Welcome back to Trucking It, a new feature in which Doug Barry takes a deeper look into the New Orleans food truck community and the obstacles they face. This time, it's a conversation with Rachel Billow of La Cocinita.
Back in May, the Times-Pic's Richard Thompson reported that a number of New Orleans food truck operators had banded together to create a nonprofit association under 501(c)(6) status, with the ultimate aim of petitioning the City Council "for an official interpretation of the laws" governing mobile vendors. In starting a dialogue with individual council members, high-profile truckers such as Rachel Billow of La Cocinita are hoping to slice through the city's Gordian Knot of permit regulations that often hamstrings mobile vendors.

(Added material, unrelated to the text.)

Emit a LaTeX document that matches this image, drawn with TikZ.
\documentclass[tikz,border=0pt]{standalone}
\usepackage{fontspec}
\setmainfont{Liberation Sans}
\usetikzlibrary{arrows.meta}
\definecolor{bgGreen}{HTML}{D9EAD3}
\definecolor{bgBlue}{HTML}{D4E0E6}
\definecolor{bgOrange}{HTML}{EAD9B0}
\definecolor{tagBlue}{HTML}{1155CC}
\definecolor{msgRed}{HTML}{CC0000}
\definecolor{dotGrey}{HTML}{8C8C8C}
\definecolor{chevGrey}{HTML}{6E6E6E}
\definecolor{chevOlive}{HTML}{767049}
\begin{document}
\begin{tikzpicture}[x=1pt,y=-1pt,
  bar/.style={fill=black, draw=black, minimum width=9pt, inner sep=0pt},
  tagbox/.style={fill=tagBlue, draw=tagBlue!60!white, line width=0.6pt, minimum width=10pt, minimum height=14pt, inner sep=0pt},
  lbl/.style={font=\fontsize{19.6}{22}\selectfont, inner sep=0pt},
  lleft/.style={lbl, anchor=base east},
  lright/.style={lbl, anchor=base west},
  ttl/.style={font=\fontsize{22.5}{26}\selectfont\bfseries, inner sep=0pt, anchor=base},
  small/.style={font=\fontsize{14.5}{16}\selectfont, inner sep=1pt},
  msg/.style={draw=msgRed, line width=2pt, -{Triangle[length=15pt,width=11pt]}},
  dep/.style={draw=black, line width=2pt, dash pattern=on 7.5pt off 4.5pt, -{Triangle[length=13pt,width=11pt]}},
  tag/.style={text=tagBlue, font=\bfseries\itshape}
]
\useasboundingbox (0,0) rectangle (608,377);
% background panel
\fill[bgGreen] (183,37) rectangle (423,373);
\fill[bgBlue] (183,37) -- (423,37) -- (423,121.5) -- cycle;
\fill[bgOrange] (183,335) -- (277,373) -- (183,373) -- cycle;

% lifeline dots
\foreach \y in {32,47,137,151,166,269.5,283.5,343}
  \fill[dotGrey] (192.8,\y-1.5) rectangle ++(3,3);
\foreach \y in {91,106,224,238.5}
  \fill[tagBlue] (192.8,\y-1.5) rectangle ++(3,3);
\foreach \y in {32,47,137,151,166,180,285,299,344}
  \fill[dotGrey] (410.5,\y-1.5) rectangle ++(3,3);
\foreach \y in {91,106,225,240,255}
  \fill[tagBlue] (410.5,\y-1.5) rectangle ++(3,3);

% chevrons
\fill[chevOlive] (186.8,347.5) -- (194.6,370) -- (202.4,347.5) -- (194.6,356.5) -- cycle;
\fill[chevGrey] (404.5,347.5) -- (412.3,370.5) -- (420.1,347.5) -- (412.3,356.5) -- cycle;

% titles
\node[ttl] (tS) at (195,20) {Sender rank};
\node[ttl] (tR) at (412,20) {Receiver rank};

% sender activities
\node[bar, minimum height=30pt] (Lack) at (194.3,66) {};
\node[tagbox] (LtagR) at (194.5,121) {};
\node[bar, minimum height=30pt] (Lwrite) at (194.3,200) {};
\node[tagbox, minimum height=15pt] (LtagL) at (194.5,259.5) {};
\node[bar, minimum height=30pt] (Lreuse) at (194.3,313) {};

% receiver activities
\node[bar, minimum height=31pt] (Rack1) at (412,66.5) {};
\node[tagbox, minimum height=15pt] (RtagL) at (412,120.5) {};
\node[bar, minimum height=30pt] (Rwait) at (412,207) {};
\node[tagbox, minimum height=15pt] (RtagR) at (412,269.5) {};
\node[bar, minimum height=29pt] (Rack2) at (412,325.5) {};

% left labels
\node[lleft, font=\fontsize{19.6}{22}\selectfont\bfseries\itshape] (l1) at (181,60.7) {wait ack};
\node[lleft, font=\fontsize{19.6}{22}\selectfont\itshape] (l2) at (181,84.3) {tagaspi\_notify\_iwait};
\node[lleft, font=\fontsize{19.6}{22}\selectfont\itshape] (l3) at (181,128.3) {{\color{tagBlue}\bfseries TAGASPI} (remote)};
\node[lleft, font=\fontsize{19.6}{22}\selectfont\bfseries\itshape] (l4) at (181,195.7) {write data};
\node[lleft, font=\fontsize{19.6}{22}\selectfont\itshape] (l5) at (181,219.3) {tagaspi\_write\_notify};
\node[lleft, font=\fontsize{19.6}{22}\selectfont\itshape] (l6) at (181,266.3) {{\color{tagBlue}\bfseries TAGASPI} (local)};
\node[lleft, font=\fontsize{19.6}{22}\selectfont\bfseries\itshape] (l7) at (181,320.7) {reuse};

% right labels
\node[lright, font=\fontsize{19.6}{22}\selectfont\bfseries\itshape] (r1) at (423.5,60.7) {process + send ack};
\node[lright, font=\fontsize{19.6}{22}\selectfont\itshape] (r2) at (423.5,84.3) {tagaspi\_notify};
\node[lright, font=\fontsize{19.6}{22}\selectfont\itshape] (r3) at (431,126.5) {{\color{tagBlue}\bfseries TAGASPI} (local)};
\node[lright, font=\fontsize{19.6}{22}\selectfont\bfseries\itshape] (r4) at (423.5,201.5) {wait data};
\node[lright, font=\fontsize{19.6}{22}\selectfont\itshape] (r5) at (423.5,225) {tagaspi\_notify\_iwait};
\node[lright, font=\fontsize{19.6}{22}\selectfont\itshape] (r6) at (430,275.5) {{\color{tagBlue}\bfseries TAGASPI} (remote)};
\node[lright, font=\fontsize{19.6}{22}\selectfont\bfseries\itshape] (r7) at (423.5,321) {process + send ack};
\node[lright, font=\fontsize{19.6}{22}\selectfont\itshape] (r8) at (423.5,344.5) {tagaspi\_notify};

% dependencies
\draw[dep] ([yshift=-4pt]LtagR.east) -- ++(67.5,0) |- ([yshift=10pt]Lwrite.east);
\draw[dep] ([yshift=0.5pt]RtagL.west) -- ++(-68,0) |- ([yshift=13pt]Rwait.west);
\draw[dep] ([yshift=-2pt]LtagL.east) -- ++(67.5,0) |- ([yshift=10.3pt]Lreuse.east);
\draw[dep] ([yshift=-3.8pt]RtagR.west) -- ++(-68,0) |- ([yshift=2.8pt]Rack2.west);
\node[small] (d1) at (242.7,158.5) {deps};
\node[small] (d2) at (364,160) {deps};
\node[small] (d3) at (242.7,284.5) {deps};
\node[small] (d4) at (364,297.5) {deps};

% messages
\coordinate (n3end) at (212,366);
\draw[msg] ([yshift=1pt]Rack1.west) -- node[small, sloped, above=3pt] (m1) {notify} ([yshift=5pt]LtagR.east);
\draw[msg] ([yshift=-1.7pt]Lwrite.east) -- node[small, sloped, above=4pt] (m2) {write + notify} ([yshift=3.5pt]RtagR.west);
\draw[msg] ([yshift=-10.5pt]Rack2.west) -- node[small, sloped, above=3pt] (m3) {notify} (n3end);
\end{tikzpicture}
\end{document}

Billow's name comes up often in conversations about food truck prospects in New Orleans, largely because she's been at the vanguard of the push for deregulation. She recognizes that, in order to streamline the licensing process for mobile vendors or convince skeptics that food trucks will only complement (not curtail) brick-and-mortar restaurants, food truckers need to work together to educate city officials and break decades' worth of regulatory inertia.
Indeed, inertia and misinformation seem to be the chief obstacles to a full-tilt, New Orleans food truck bonanza. Billow says that a strong food truck presence would only benefit a city struggling to stave off urban blight by increasing foot traffic in developing neighborhoods. More food trucks rumbling and parking around town means more people out on the street eating, and more people out on the street salivating for tacos means less crime. As for the argument that food trucks will siphon off business from New Orleans' community of established restaurants, Billow says that it simply isn't true. "Nobody," says Billow, "has a reservation at Emeril's, walks by a taco truck and is like, 'Oh, actually...'"
She explains that most New Orleans restauranteurs understand that they're not competing with food trucks for business. "If somebody wants to sit down at a restaurant, have service, shelter from the elements, and probably a sit-down meal with someone they enjoy being with, it's something totally different than eating at a food truck." Food trucks, she says, are largely targeting two types of customers: the office workers in the CBD who, with abbreviated lunch breaks, can really only look forward to a bag lunch or fast food, and the late-night crowd that emerges from a shuttering bar, hungry and with nary an open restaurant in sight. In other words, not the crowd nosing around the city for a leisurely meal.
"There are also plenty of restauranteurs," says Billow, "who have mentioned to me, 'I would love to have a food truck as an option [for] my restaurant, but there aren't enough permits available right now.'" Opening the licensing faucet up from its present trickle would, it seems, mean more business for everyone in the food industry. As for New Orleans trucking's grander ambitions, Billow intimates the possibility of future food truck roundups similar to the parks of largely stationary trucks and trailers in Austin and Portland where people can wander through a veritable pumpkin patch of quick eats.
Billow sees no reason why New Orleans couldn't have a robust food truck community that works in tandem with its rooted restaurants to satiate all manner of urban grazers. "My hope," she says, "is that we'll develop into a city that sort of has both [stationary and mobile trucks]. There will be places to go where you can have all different food truck options, and then late at night you can find them all over the city, so that wherever you are you won't be real far from a food truck."